== Exercise ==
Set down exactly, please, each line from the one containing "Write a web" through the one containing "const seriesColors = ['#52c41a', '#4f7fd9', '#f98b5f'];", both lines included, and no other line.

== Material provided ==
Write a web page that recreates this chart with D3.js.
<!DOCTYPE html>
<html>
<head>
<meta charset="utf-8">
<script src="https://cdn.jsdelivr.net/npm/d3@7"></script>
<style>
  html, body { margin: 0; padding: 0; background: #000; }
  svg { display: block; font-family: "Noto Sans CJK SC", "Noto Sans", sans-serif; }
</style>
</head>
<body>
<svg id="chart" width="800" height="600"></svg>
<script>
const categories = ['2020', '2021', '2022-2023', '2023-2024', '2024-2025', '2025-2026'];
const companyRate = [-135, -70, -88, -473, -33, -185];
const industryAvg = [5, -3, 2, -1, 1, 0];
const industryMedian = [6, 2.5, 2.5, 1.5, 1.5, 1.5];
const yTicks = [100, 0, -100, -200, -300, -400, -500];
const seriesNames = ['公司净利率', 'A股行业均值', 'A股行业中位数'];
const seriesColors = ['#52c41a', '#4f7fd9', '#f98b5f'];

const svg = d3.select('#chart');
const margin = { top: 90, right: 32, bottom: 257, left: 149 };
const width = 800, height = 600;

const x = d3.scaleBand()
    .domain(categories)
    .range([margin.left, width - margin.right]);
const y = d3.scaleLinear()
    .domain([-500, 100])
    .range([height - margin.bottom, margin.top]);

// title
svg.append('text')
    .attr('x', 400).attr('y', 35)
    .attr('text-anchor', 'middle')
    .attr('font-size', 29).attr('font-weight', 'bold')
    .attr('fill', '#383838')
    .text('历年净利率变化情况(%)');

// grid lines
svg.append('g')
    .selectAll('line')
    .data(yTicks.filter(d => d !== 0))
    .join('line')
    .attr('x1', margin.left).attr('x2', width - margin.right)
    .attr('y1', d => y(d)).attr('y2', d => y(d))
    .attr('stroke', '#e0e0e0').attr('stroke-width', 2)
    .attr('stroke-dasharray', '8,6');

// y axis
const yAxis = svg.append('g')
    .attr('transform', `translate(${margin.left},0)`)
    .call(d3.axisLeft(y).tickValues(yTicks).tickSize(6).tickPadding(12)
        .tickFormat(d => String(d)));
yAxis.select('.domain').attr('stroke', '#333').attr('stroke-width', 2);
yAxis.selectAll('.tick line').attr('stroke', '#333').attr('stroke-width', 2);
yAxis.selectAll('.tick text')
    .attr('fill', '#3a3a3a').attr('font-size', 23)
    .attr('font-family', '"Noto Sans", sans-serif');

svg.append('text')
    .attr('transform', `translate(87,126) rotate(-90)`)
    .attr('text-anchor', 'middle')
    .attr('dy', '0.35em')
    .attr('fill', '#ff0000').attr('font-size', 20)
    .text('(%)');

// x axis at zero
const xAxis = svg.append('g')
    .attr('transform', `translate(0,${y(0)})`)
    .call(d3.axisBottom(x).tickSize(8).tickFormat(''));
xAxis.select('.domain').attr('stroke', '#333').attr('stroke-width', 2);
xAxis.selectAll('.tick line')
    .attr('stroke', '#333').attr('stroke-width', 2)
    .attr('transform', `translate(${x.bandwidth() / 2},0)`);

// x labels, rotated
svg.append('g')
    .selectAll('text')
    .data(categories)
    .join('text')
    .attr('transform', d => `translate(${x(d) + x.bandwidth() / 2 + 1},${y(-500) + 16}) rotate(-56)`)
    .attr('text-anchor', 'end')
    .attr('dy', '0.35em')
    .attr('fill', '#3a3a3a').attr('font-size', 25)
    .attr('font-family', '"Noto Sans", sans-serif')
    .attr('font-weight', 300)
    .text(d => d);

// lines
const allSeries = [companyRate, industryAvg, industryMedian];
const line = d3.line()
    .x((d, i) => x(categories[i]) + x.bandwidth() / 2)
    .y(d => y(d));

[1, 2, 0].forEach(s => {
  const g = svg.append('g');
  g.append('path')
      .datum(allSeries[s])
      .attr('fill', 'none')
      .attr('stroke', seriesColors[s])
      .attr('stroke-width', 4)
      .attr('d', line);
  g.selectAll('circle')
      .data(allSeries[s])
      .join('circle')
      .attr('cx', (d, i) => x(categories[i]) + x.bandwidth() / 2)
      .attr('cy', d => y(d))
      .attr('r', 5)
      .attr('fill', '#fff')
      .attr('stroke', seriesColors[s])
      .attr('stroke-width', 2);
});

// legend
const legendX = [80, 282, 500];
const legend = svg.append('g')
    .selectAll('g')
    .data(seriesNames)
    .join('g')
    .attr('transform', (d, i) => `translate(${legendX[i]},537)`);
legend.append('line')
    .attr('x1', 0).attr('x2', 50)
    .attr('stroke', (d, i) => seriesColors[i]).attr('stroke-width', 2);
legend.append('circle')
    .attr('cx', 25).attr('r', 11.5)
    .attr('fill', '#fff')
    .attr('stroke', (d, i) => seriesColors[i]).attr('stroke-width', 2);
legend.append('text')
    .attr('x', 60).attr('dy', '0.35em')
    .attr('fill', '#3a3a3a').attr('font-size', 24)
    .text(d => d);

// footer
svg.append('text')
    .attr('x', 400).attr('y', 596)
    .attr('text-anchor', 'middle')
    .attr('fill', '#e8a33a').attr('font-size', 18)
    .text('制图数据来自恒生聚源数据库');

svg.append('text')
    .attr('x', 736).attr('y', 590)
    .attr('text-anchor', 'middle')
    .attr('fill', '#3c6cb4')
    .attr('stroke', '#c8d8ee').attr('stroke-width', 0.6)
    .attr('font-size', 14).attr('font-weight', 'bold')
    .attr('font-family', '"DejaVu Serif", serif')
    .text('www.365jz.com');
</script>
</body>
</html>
==
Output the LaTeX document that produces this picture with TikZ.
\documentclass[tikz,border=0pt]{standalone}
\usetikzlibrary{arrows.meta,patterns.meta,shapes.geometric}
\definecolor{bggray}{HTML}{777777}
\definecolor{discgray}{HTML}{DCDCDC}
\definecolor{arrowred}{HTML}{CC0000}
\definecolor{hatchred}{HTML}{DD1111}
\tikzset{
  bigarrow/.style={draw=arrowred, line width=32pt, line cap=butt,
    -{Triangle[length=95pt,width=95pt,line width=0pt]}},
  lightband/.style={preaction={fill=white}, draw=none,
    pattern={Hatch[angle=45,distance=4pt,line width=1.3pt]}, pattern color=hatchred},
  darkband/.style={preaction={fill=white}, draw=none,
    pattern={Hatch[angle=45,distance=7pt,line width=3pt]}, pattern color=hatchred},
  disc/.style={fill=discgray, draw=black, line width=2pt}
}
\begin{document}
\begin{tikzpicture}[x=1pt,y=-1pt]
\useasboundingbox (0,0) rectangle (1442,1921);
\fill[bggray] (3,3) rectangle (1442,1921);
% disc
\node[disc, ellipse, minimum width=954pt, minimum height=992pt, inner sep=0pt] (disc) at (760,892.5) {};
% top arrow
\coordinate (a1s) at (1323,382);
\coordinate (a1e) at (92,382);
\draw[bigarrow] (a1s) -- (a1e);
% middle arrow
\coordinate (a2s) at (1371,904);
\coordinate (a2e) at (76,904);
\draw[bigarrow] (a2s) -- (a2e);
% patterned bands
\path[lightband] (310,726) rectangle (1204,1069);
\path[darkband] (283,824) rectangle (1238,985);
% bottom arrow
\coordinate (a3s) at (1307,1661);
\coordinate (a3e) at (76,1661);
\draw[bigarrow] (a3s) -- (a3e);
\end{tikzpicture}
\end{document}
--
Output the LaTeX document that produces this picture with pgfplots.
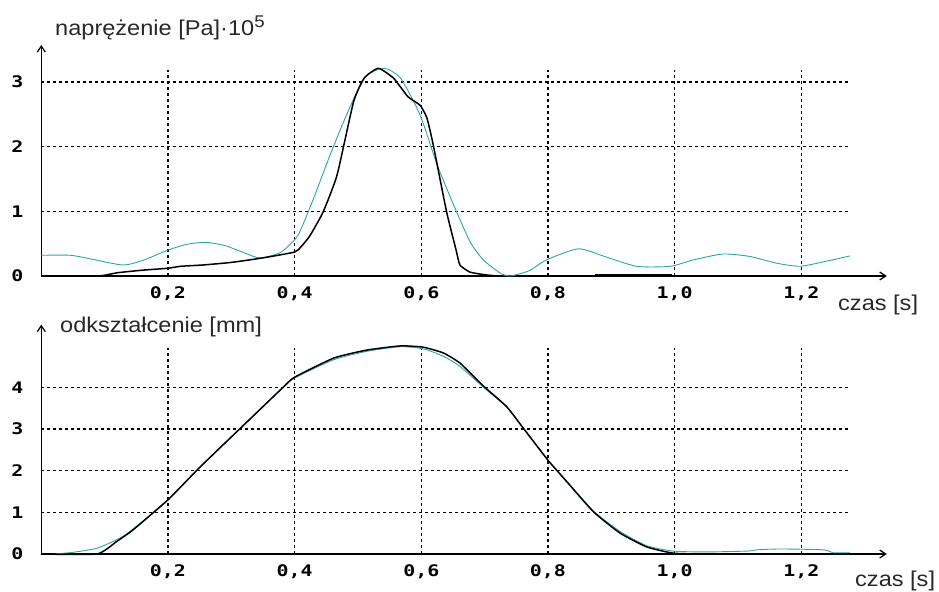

== Final answer ==
Write a web page that recreates this chart with D3.js.
<!DOCTYPE html>
<html>
<head>
<meta charset="utf-8">
<script src="https://cdn.jsdelivr.net/npm/d3@7"></script>
<style>
  html, body { margin: 0; padding: 0; background: #000; }
  svg { display: block; font-family: "Noto Sans CJK SC", "Noto Sans", sans-serif; }
</style>
</head>
<body>
<svg id="chart" width="800" height="600"></svg>
<script>
const categories = ['2020', '2021', '2022-2023', '2023-2024', '2024-2025', '2025-2026'];
const companyRate = [-135, -70, -88, -473, -33, -185];
const industryAvg = [5, -3, 2, -1, 1, 0];
const industryMedian = [6, 2.5, 2.5, 1.5, 1.5, 1.5];
const yTicks = [100, 0, -100, -200, -300, -400, -500];
const seriesNames = ['公司净利率', 'A股行业均值', 'A股行业中位数'];
const seriesColors = ['#52c41a', '#4f7fd9', '#f98b5f'];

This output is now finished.